Author (year) without (year)

One of the things that has really been frustrating me (and I’m yet to find a sufficient solution for) is inserting possessive citations in endnote (i.e. Smith’s (2005) model of bla bla bla). Adding the 's in manually results in it being removed everytime the citations are updated. 

The solution suggested on various forums is to simply insert the year excluding the author and then type the author manually. This alternative is really not sufficient though because it then

  1. opens you up to potential spelling mistakes
  2. adds the extra decision of whether to compact long lists of authors into et al. or not
  3. removes the ability to automatically update the citations if you edit the reference in endnote or change your referencing style
  4. just generally defeats one of the main purposes of endnote (automate citations).

For this reason, I think the ability to add the author but exclude the year and exclude any brackets around the author would be incredibly useful. This way you can simply insert Smith as a citation, add the 's and then add the year as a citation, resulting in Smith’s (2005)…

This also would be useful for when you wish to exclude the year from a citation.
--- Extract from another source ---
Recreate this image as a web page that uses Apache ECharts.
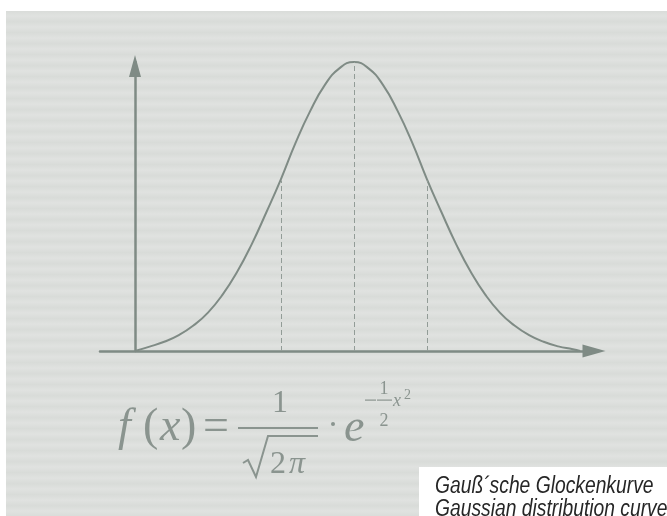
<!DOCTYPE html>
<html>
<head>
<meta charset="utf-8">
<script src="https://cdn.jsdelivr.net/npm/echarts@6/dist/echarts.min.js"></script>
<style>
  html, body { margin: 0; padding: 0; background: #ffffff; }
  #paper {
    position: absolute; left: 6px; top: 11px; width: 661px; height: 505px;
    background: repeating-linear-gradient(180deg, #d9dcd9 0px, #e0e2e0 5px, #d8dbd8 11px);
  }
  #chart { position: absolute; left: 0; top: 0; width: 667px; height: 516px; }
</style>
</head>
<body>
<div id="paper"></div>
<div id="chart"></div>
<script>
// x in standard deviations, y relative to the peak height
const xValues = [-3, -2.8, -2.6, -2.4, -2.2, -2, -1.8, -1.6, -1.4, -1.2, -1, -0.8, -0.6, -0.4, -0.2, 0,
  0.2, 0.4, 0.6, 0.8, 1, 1.2, 1.4, 1.6, 1.8, 2, 2.2, 2.4, 2.6, 2.8, 3, 3.1]
const yValues = [0, 0.015, 0.032, 0.055, 0.088, 0.133, 0.195, 0.274, 0.37, 0.48, 0.595, 0.72, 0.83, 0.92, 0.978, 1,
  0.978, 0.92, 0.83, 0.72, 0.595, 0.48, 0.37, 0.274, 0.195, 0.133, 0.088, 0.055, 0.032, 0.016, 0.006, 0]
// dashed guides: [x, top]
const guideLines = [[-1, 0.59], [0, 1], [1, 0.59]]
const captionLines = ['Gauß´sche Glockenkurve', 'Gaussian distribution curve']

const ink = '#7f8b85'
const formulaInk = '#8a948f'
const serif = "'Liberation Serif', 'DejaVu Serif', serif"
const sans = "'Liberation Sans', Arial, sans-serif"

const chart = echarts.init(document.getElementById('chart'))

// place text by its baseline
function txt(text, x, baseline, size, opts) {
  return {
    type: 'text',
    x: x,
    y: baseline + 0.2 * size,
    silent: true,
    style: Object.assign({
      text: text,
      fontFamily: serif,
      fontSize: size,
      fill: formulaInk,
      verticalAlign: 'bottom'
    }, opts || {})
  }
}

chart.setOption({
  backgroundColor: 'transparent',
  animation: false,
  grid: { left: 100, right: 73, top: 62, bottom: 165 },
  xAxis: {
    type: 'value',
    min: -3.48,
    max: 3.29,
    axisLine: {
      onZero: false,
      symbol: ['none', 'triangle'],
      symbolSize: [13, 23],
      lineStyle: { color: ink, width: 2.5 }
    },
    axisTick: { show: false },
    axisLabel: { show: false },
    splitLine: { show: false }
  },
  yAxis: {
    type: 'value',
    min: 0,
    max: 1,
    offset: -35,
    axisLine: {
      show: true,
      onZero: false,
      symbol: ['none', 'triangle'],
      symbolSize: [12, 22],
      symbolOffset: [0, -4],
      lineStyle: { color: ink, width: 2.5 }
    },
    axisTick: { show: false },
    axisLabel: { show: false },
    splitLine: { show: false }
  },
  series: [
    {
      type: 'line',
      data: xValues.map((x, i) => [x, yValues[i]]),
      smooth: true,
      showSymbol: false,
      clip: false,
      lineStyle: { color: ink, width: 2 },
      markLine: {
        silent: true,
        symbol: 'none',
        label: { show: false },
        lineStyle: { color: '#929c97', width: 1, type: [5, 3] },
        data: guideLines.map(g => [{ coord: [g[0], 0] }, { coord: [g[0], g[1]] }])
      },
      z: 3
    }
  ],
  graphic: [
    // formula
    txt('f', 118, 442, 46, { fontStyle: 'italic' }),
    txt('(', 143, 442, 46),
    txt('x', 160, 442, 46, { fontStyle: 'italic' }),
    txt(')', 181, 442, 46),
    txt('=', 203, 442, 46),
    txt('1', 280, 413, 32, { align: 'center' }),
    { type: 'rect', silent: true, shape: { x: 238, y: 427, width: 80, height: 2 }, style: { fill: formulaInk } },
    {
      type: 'polyline', silent: true,
      shape: { points: [[243, 463], [248, 460], [256, 477], [268, 436], [318, 436]] },
      style: { stroke: formulaInk, lineWidth: 2, fill: null }
    },
    txt('2', 270, 474, 32),
    txt('π', 289, 474, 32, { fontStyle: 'italic' }),
    { type: 'circle', silent: true, shape: { cx: 333, cy: 424, r: 2 }, style: { fill: formulaInk } },
    txt('e', 344, 443, 46, { fontStyle: 'italic' }),
    { type: 'rect', silent: true, shape: { x: 365, y: 399.5, width: 11, height: 1.2 }, style: { fill: formulaInk } },
    { type: 'rect', silent: true, shape: { x: 377, y: 399.5, width: 15, height: 1.2 }, style: { fill: formulaInk } },
    txt('1', 384, 395, 18, { align: 'center' }),
    txt('2', 384, 427, 18, { align: 'center' }),
    txt('x', 393, 407, 18, { fontStyle: 'italic' }),
    txt('2', 404, 400, 14),
    // caption box
    { type: 'rect', silent: true, shape: { x: 419, y: 467, width: 248, height: 49 }, style: { fill: '#ffffff' } },
    {
      type: 'text', silent: true, x: 435, y: 475, scaleX: 0.82,
      style: {
        text: captionLines.join('\n'),
        fontFamily: sans,
        fontStyle: 'italic',
        fontSize: 23.5,
        lineHeight: 23,
        fill: '#262626'
      }
    }
  ]
})
</script>
</body>
</html>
For example, if you cite an author in a paragraph, various citations methods then suggest you should exclude the year when citing that paper throughout the rest of that paragraph. 

It seems strange that we have the option to insert “author (year)”, “(author)”, “(year)” but no “author” option. Perhaps I’m missing something

This problem is annoying enough for me that I would switch to a different citation software however, it seems none of them offer this option either.

The reason no one offers it, it because it is a very rare construction.  I for one, have never seen it used in that way (mind you - I am not a developer nor work for TR or Endnote).  It used to be you had to do the hide/type workaround for Author (Year) and the automation of that is a relatively recent addition to Endnote’s toolbox.

I guess if I were writing, I would just say “The XYZ model of Smith (2005) proposes …” but I then rarely use a construct where the Author is mentioned by name in the sentence at all.  

in the edit styles menu:

citations-> templates

there are two entries “citation” and “citation - author (year)”

You can change these, but then would lose the valuable and more common citation formats. 

Look at the line under “citation - author (year)”

The APA 6th looks like this:

Author (|Year|, p.^pp. Cited Pages|)

change it to:

Author’s (|Year|, p.^pp. Cited Pages|)

DONT COPY THE ABOVE, SOME SPECIAL CHARACTERS DID NOT TRANSFER, EDIT IN ENDNOTE

This will make alll entries in the possessive by adding 's after the last author’s name… not sure how it will look on “et alli” entries, probably “et alli’s”

Also, it is replacing the nominative case… sooo if you wanted to type something like

“when Simon Schuster (1999) wrote that, ‘blah blah I have a PhD blah blah’”

You can’t :confused: It will come out as “when Simon Schuster’s (1999) wrote…”

you know what would fix this type of problem for good?

allowing users to add more entries to the citations templates.